The book had moments that were truly amazing to read, sections where it felt like I was reading some of the most accomplished and beautiful sentences imaginable. But again, for every page where that was the case, there were six or seven pages where the book became rather dry and hard to engage with, walls of text that offered no respite or elevation. And yet you keep reading hoping that you don't miss the next moment of magical prose or some profound insight into the human condition. If I were to read this book again (or recommend it to others), I would probably dip in and out of it, without worrying about chronological order, fully ingesting the words, before putting the book aside for a while, and repeating the process. That way you can more thoroughly immerse yourself in the language and enjoy the stand-out moments with greater pleasure.

"Sometimes I rambled to pine groves, standing like temples, or like fleets at sea, full rigged, with wavy boughs, and rippling with light, so soft and green and shady that the Druids would have forsaken their oaks to worship in them; or to the cedar wood beyond Flint's Pond, where the trees, covered with hoary blue berries, spiring higher and higher, are fit to stand before Valhalla, and the creeping juniper covers the ground with wreaths full of fruit; or to swamps where the usnea lichen hangs in festoons from the white spruce trees, and toadstools, round tables of the swamp gods, cover the ground, and more beautiful fungi adorn the stumps, like butterflies or shells, vegetable winkles; where the swamp-pink and dogwood grow, the red alderberry glows like eyes of imps, the waxwork grooves and crushes the hardest woods in its folds, and the wild holly berries make the beholder forget his home with their beauty, and he is dazzled and tempted by nameless other wild forbidden fruits, too fair for mortal taste."

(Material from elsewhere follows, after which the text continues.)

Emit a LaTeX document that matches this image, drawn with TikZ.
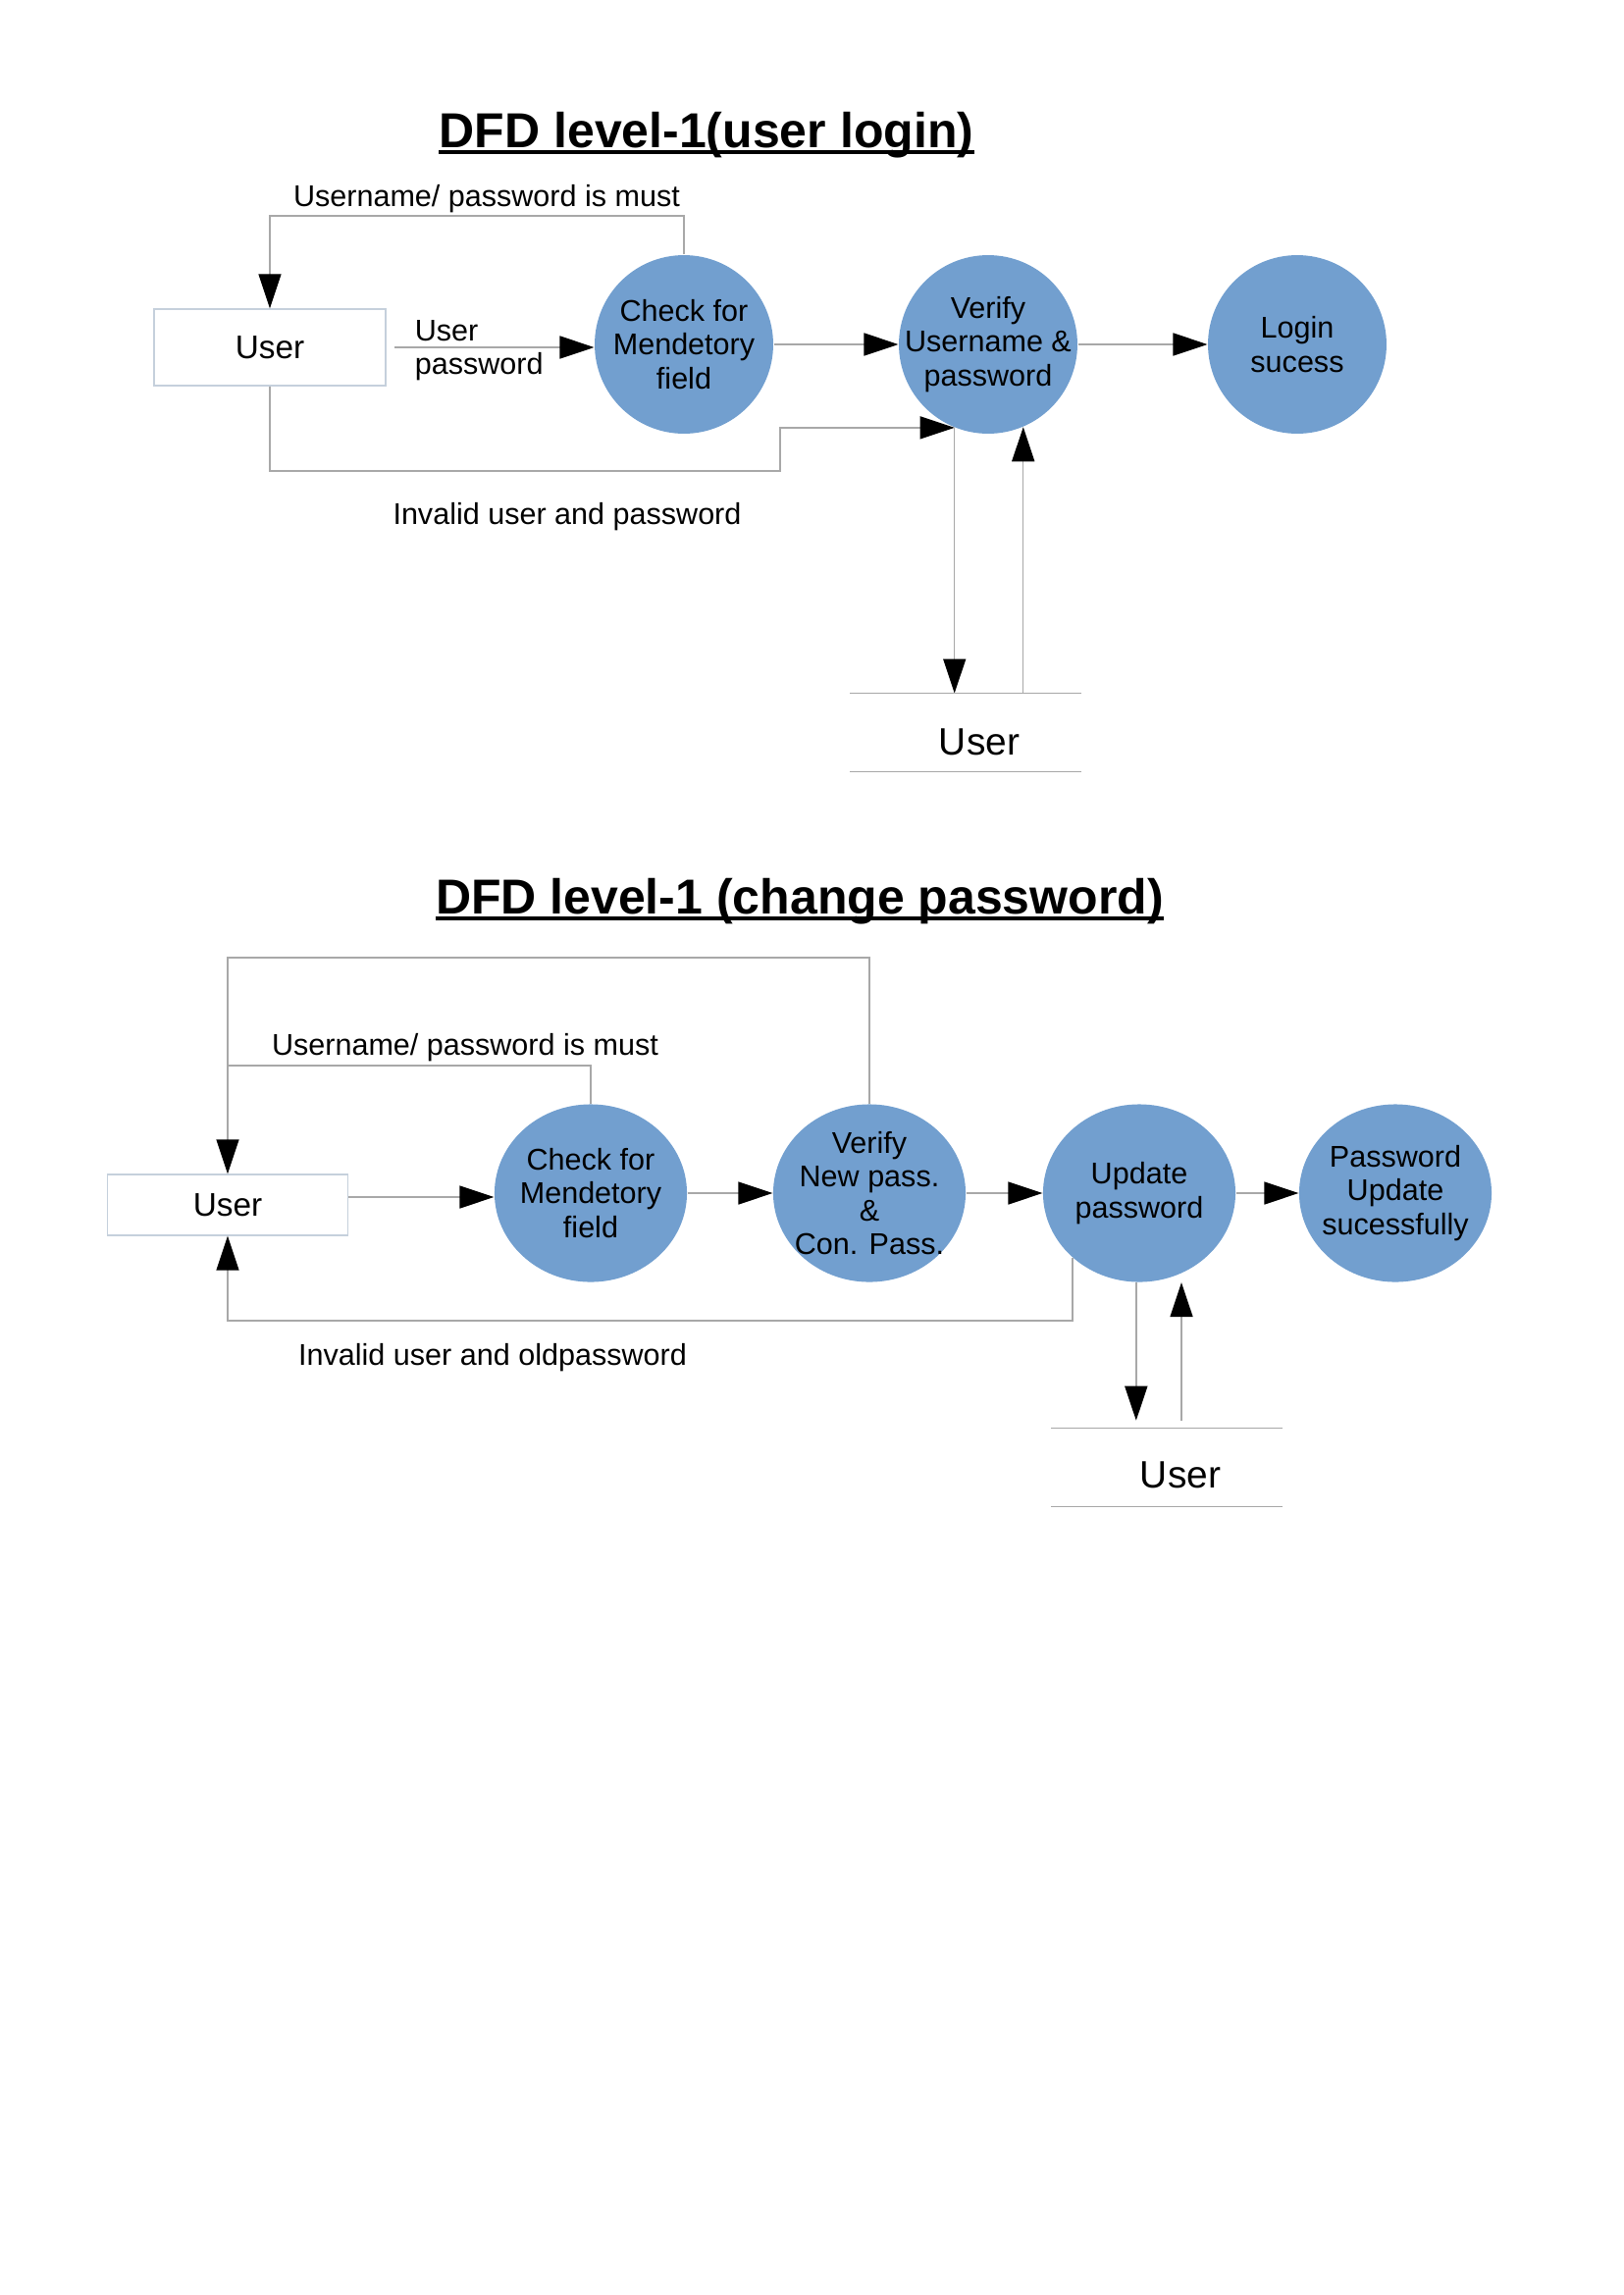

Moments like the above are found within a swamp of text that too often doesn't allow you to fully appreciate what you're reading. Or it becomes lost amid a series of dry reflections that lack as much bite. As such the book failed to entirely entertain me but was one which I will probably revisit again in the future, and probably on more than one occasion. There is obviously something great here even if I couldn't fully embrace it this time round. But that's alright because if I did not like the book as much as others then perhaps this is because...

"If a man does not keep pace with his companions, perhaps it is because he hears a different drummer."